— START —

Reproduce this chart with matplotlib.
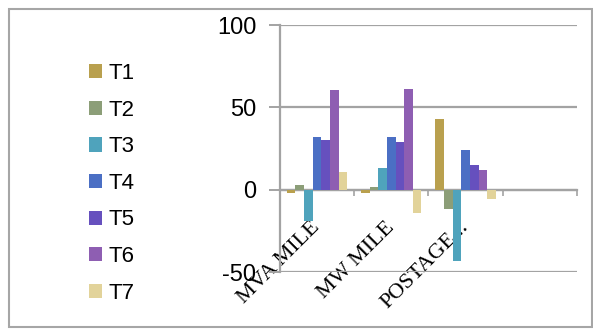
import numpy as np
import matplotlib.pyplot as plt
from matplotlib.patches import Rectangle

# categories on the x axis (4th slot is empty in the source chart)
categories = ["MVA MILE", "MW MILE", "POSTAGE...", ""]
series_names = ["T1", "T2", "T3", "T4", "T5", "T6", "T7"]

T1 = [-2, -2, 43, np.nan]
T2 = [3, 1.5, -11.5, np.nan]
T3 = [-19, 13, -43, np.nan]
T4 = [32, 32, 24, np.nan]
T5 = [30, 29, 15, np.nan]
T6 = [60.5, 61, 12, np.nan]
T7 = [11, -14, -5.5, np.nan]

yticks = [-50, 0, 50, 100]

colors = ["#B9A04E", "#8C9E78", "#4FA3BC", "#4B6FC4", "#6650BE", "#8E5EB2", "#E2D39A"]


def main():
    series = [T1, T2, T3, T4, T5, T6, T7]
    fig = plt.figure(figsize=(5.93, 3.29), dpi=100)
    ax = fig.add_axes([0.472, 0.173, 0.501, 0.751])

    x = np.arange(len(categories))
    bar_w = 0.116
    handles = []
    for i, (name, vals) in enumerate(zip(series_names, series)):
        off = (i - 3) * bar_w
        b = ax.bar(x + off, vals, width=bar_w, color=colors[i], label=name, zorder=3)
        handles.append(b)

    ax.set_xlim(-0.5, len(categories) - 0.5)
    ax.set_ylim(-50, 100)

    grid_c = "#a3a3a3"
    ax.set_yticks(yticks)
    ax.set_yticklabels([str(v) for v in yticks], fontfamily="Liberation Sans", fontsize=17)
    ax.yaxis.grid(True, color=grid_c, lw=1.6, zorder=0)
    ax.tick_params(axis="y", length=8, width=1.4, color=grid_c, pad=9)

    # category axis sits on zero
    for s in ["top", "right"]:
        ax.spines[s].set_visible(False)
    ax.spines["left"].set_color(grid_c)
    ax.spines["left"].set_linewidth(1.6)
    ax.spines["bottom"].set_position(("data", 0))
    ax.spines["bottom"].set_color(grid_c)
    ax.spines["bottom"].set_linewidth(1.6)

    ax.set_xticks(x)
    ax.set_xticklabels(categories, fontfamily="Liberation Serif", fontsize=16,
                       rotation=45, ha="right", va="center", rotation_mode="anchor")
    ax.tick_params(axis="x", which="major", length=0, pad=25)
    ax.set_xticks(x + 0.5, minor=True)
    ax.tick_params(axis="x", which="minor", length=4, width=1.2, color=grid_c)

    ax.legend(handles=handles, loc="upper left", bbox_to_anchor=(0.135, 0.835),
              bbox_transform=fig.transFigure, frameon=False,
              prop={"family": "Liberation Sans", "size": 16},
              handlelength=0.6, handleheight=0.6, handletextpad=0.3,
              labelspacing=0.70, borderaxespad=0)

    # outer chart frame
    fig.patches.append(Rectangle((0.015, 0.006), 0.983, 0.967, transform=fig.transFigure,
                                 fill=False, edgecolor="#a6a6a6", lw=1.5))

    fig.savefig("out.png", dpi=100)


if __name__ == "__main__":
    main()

— END —

Leave out all pictures, then copy the remaining material exactly.

Response:
Reproduce this chart with matplotlib.
import numpy as np
import matplotlib.pyplot as plt
from matplotlib.patches import Rectangle

# categories on the x axis (4th slot is empty in the source chart)
categories = ["MVA MILE", "MW MILE", "POSTAGE...", ""]
series_names = ["T1", "T2", "T3", "T4", "T5", "T6", "T7"]

T1 = [-2, -2, 43, np.nan]
T2 = [3, 1.5, -11.5, np.nan]
T3 = [-19, 13, -43, np.nan]
T4 = [32, 32, 24, np.nan]
T5 = [30, 29, 15, np.nan]
T6 = [60.5, 61, 12, np.nan]
T7 = [11, -14, -5.5, np.nan]

yticks = [-50, 0, 50, 100]

colors = ["#B9A04E", "#8C9E78", "#4FA3BC", "#4B6FC4", "#6650BE", "#8E5EB2", "#E2D39A"]


def main():
    series = [T1, T2, T3, T4, T5, T6, T7]
    fig = plt.figure(figsize=(5.93, 3.29), dpi=100)
    ax = fig.add_axes([0.472, 0.173, 0.501, 0.751])

    x = np.arange(len(categories))
    bar_w = 0.116
    handles = []
    for i, (name, vals) in enumerate(zip(series_names, series)):
        off = (i - 3) * bar_w
        b = ax.bar(x + off, vals, width=bar_w, color=colors[i], label=name, zorder=3)
        handles.append(b)

    ax.set_xlim(-0.5, len(categories) - 0.5)
    ax.set_ylim(-50, 100)

    grid_c = "#a3a3a3"
    ax.set_yticks(yticks)
    ax.set_yticklabels([str(v) for v in yticks], fontfamily="Liberation Sans", fontsize=17)
    ax.yaxis.grid(True, color=grid_c, lw=1.6, zorder=0)
    ax.tick_params(axis="y", length=8, width=1.4, color=grid_c, pad=9)

    # category axis sits on zero
    for s in ["top", "right"]:
        ax.spines[s].set_visible(False)
    ax.spines["left"].set_color(grid_c)
    ax.spines["left"].set_linewidth(1.6)
    ax.spines["bottom"].set_position(("data", 0))
    ax.spines["bottom"].set_color(grid_c)
    ax.spines["bottom"].set_linewidth(1.6)

    ax.set_xticks(x)
    ax.set_xticklabels(categories, fontfamily="Liberation Serif", fontsize=16,
                       rotation=45, ha="right", va="center", rotation_mode="anchor")
    ax.tick_params(axis="x", which="major", length=0, pad=25)
    ax.set_xticks(x + 0.5, minor=True)
    ax.tick_params(axis="x", which="minor", length=4, width=1.2, color=grid_c)

    ax.legend(handles=handles, loc="upper left", bbox_to_anchor=(0.135, 0.835),
              bbox_transform=fig.transFigure, frameon=False,
              prop={"family": "Liberation Sans", "size": 16},
              handlelength=0.6, handleheight=0.6, handletextpad=0.3,
              labelspacing=0.70, borderaxespad=0)

    # outer chart frame
    fig.patches.append(Rectangle((0.015, 0.006), 0.983, 0.967, transform=fig.transFigure,
                                 fill=False, edgecolor="#a6a6a6", lw=1.5))

    fig.savefig("out.png", dpi=100)


if __name__ == "__main__":
    main()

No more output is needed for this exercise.